PONTI A BARCELLONA E AGRIGENTO di Tano Siracusa
E’ piacevole per noi umani osservare le città dall’alto, da dove le può vedere un gabbiano ad esempio, o magari un falco. E’ un privilegio anche costoso, per chi se lo può permettere e non soffre di vertigini. A New York costruiscono grattacieli alti più di 450 metri e ovviamente i prezzi degli appartamenti agli ultimi piani sono stratosferici.
A Barcellona due anni fa hanno ultimato i lavori del Carrer d’Antony de Capmany, un ponte sopraelevato progettato per creare un nuovo spazio di relazione tra tutte le strade che si incrociano lungo il corridoio ferroviario che conduce alla stazione Sants. Costo dell’opera 22 milioni di euro. Completato in due anni.
Uno spazio sopraelevato con giardini, attrezzature sportive, giochi per bambini, collegato da ascensori e scale mobili al piano della linea ferrata, un’isola ecologica e silenziosa, che offre una veduta panoramica dall’alto su un vasto fronte della città.
Lungo poco più di 700 metri, il ponte si interrompe bruscamente: guardando giù i treni che scompaiono sferragliando verso la stazione sembrano ingoiati dalle fauci di un drago.
Difficile non pensare al nostro ponte Morandi, l’altezza è più o meno la stessa, l’uso o il disuso invece completamente diversi.
A esclusivo servizio del trasporto su gomma e motorizzato, il Morandi eleva i suoi enormi piloni su una campagna che in gran parte ricopre una miniera di reperti archeologici. L’opera nel suo gigantismo sembra utilizzare la stessa cifra, la stessa dismisura del fronte dei palazzi a nord, mostrati da Francesco Rosi in ‘Cadaveri eccellenti’ come paradigma di pessimo sviluppo urbanistico.
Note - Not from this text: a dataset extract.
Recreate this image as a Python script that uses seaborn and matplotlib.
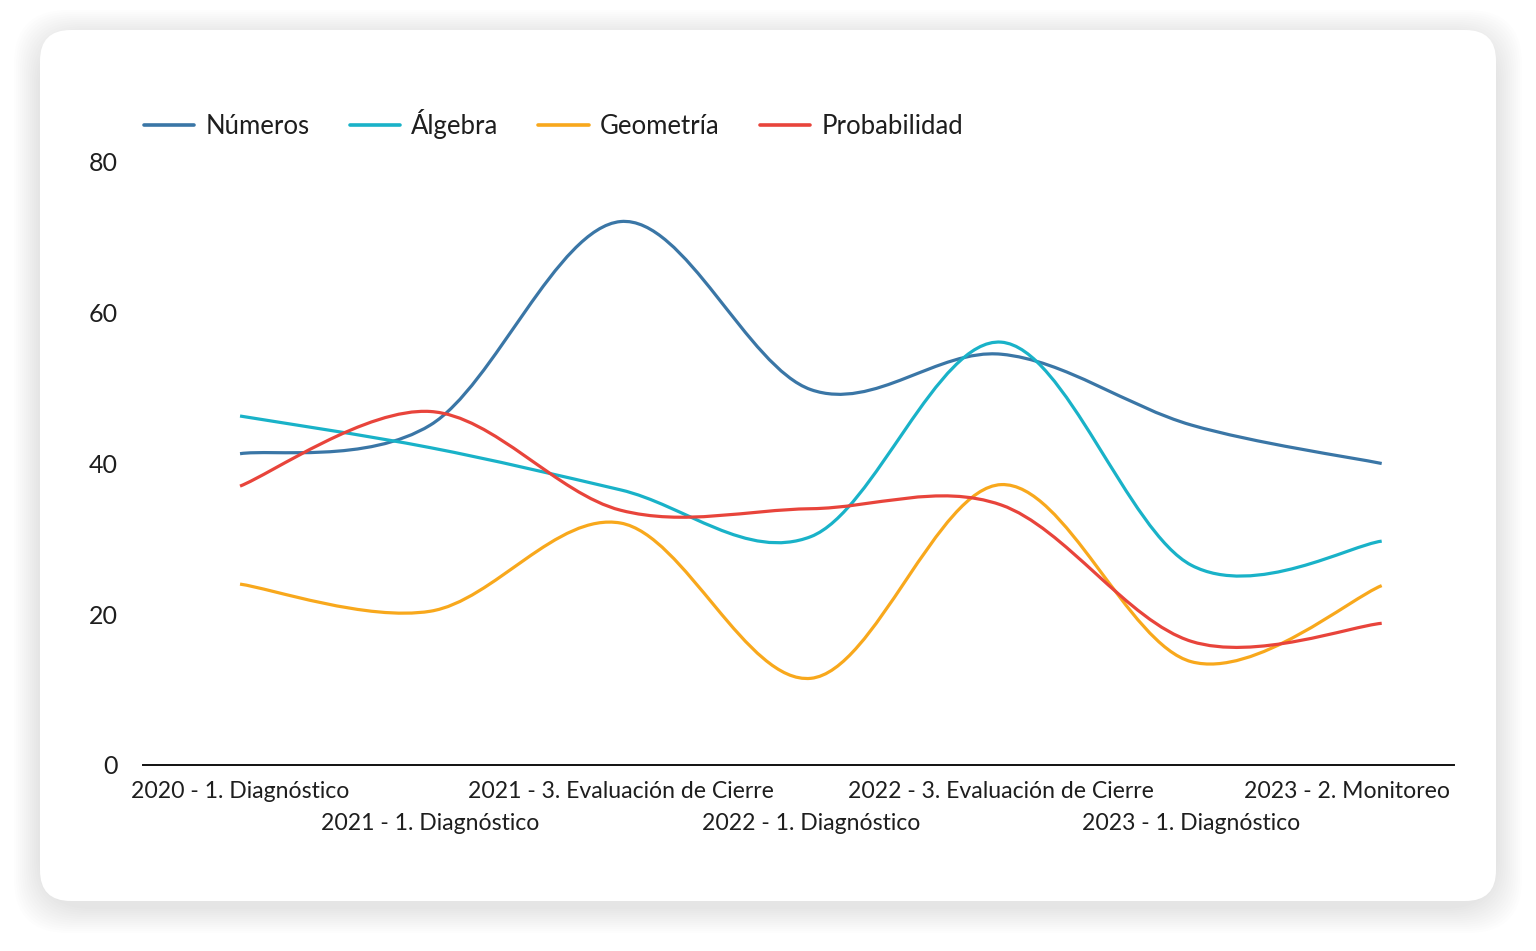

Dal ponte Morandi la veduta a sud, verso la valle e il mare è spettacolare, dalla collina o dalla valle il ponte appare come una orrenda cicatrice.
A Barcelona il Carrer d’Antoni Capmany non solo si integra al contesto urbano, ma lo integra, lo ricompone e rifunzionalizza. I problemi non previsti vengono affrontati e risolti. Un tratto che costeggia troppo da vicino gli appartamenti dei piani alti di alcuni palazzi è stato schermato con piante rampicanti per salvaguardare la privacy dei residenti che avevano protestato.
Fra la costruzione delle due opere passa circa mezzo secolo e l’orizzonte dello ‘sviluppo’ si è ribaltato: il futuro appare ormai minaccioso, l’urgenza di una radicale riconversione energetica, di sistemi alternativi di mobilità ambientalmente compatibili, sempre più consapevole e diffusa.
Il problema è capire se anche ad Agrigento, in Sicilia, questo mezzo secolo sia intanto trascorso.